The Australian Bureau of Statistics (ABS) released its quarterly employment data which shows the slowdown in mining employment but a large ramp-up in real estate employment.

The Australian Bureau of Statistics (ABS) released its quarterly employment data which shows the slowdown in mining employment but a large ramp-up in real estate employment.

According to the ABS, total employment in August 2014 (seasonally adjusted) was recorded at 11.665 million persons nationally. Despite the fact that the unemployment rate has increased from 5.8% a year ago to 6.1% currently, total employment has increased by 252,519 persons or by 2.2%. The 2.2% annual rise in employed persons is the largest increase since the 12 months to April 2011.

Each quarter the ABS publishes detailed employment statistics which show some very interesting trends which highlight the current state of the labour market across different Australian industries.

The industries that have recorded the greatest increase in employment over the past year were: agriculture forestry and fishing (16.4%), rental hiring and real estate services (11.3%), information media and telecommunications (10.5%), education and training (7.7%) and retail trade (5.7%).

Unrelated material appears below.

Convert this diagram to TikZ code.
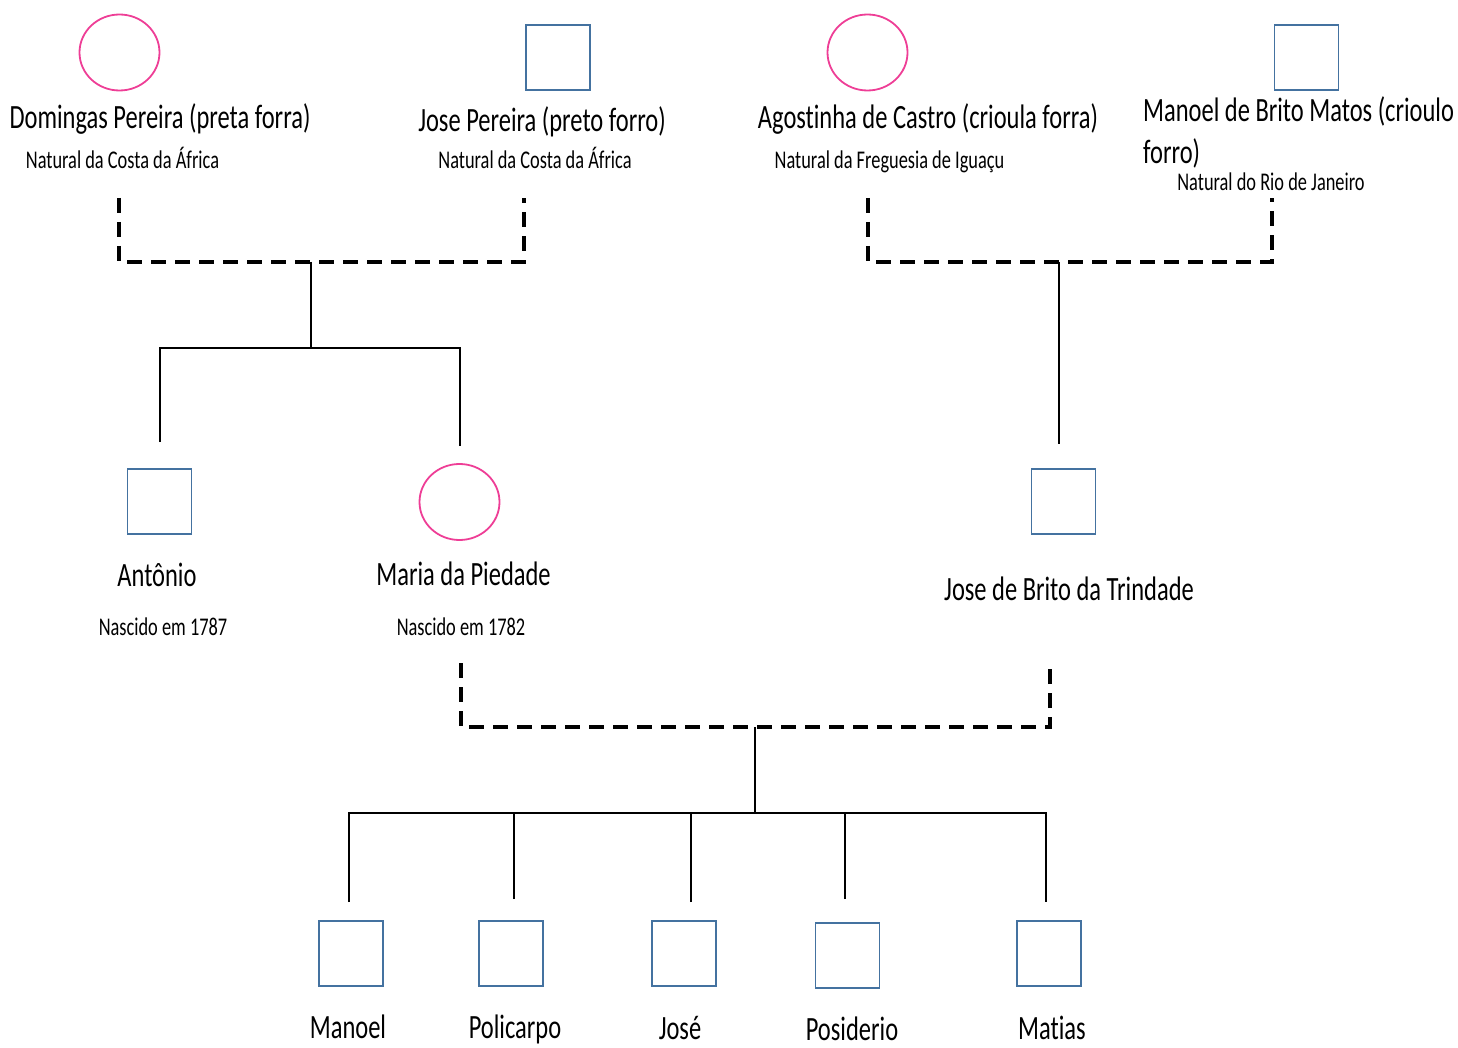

On the other hand, the largest falls in employment over the year were recorded in: mining (-11.0%), public administration and safety (-7.6%), electricity, gas, water and waste services (-4.6%), administrative support services (-3.4%) and wholesale trade (-1.2%).

In terms of the industries which employ the most Australians, these industries are: health care and social services (12.2%), retail trade (10.8%), construction (9.0%) and scientific and technical services and education and training (both 8.0%).

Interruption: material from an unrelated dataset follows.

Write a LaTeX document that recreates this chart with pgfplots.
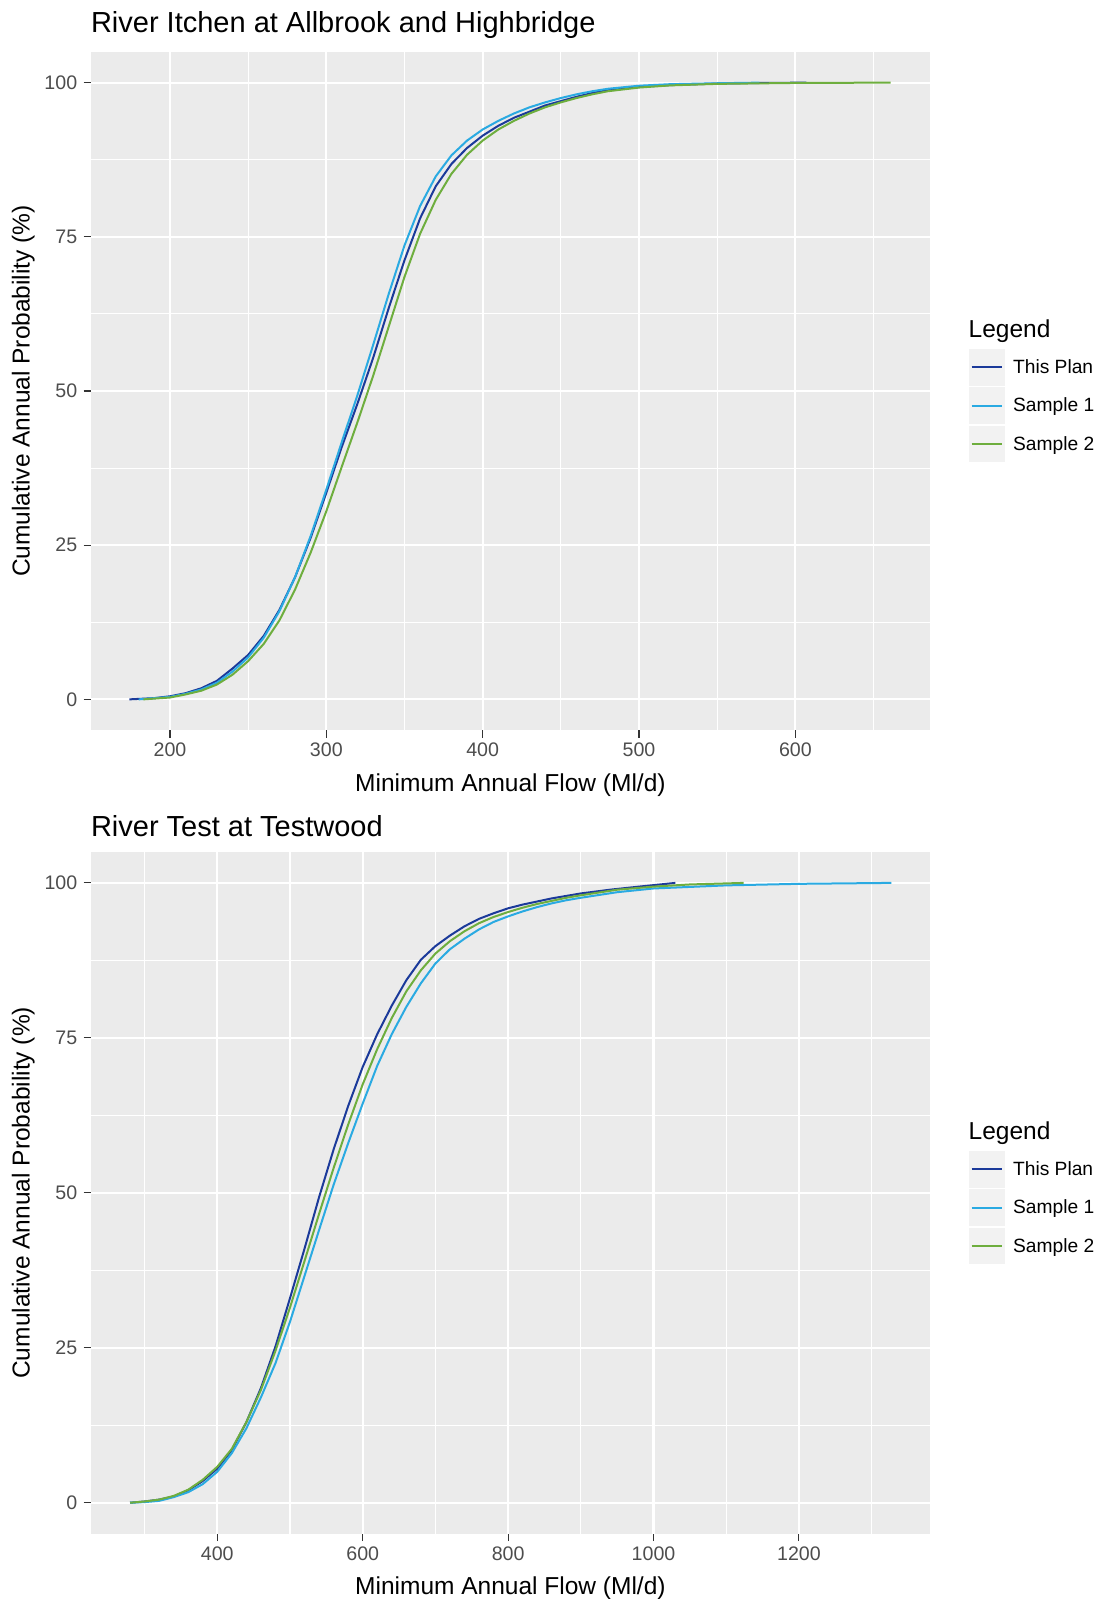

When we pair this employment data we get a clearer picture of the industries which are doing the heavy lifting. Mining is the biggest contributor to overall GDP at 10.7% however, it directly employs just 2.0% of the workforce. It is reasonable to assume that indirect employment from the mining sector is much higher. Financial and insurance services are the second largest contributor to GDP (8.3%) however, that sector employs just 3.6% of total employees. If we look at things the other way, health care and social assistance (12.2%) and retail trade (10.8%) are the two biggest industries of employment however, they contribute 6.5% and 4.4% respectively to total GDP.

 

 

It appears that the industries doing the heaviest lifting in an economic sense, actually require comparatively fewer employees. The Reserve Bank (RBA) has previously stated that as the economy transitions away from mining investment, construction is the industry they are looking to, to fill the gap. The reason for this is clear, construction is one of the few industries that contributes significantly to GDP and employs a substantial number of people. In June, construction was the third largest industry contributor to GDP and was also the third largest industry of employment in August. There is also a flow-on employment from construction. When new buildings are built, they need to be financed and insured, they need to be furnished, they need to connect with information and telecommunication services, they require real estate services and they need electricity gas and water.

Additionally, the strong housing sector has seen the number real estate related jobs increase substantially over the past year. Employment in rental hiring and real estate services increased by 21,800 persons or 11.3% over the past year. As home values rise, demand (and subsequently employment opportunities) for real estate services increase however, rental hiring and real estate services account for very small proportion of total employment at just 1.8%. It’s also important to remember that employment in this sector is very much market driven, when sales transactions fall so too do employment opportunities.

The construction sector is clearly the only industry large enough in terms of output and employment to pick up the slack as mining slows. To date the handover hasn’t been without its hurdles but there has been a significant lift in residential construction. As iron ore prices fall, the speed at which this transition needs to occur may accelerate. Although business confidence is improving, consumer sentiment remains low, retail trade is slowing and real wages are now falling. Completing the handover from mining to construction over the next few years does not look as if it will be an easy accomplishment.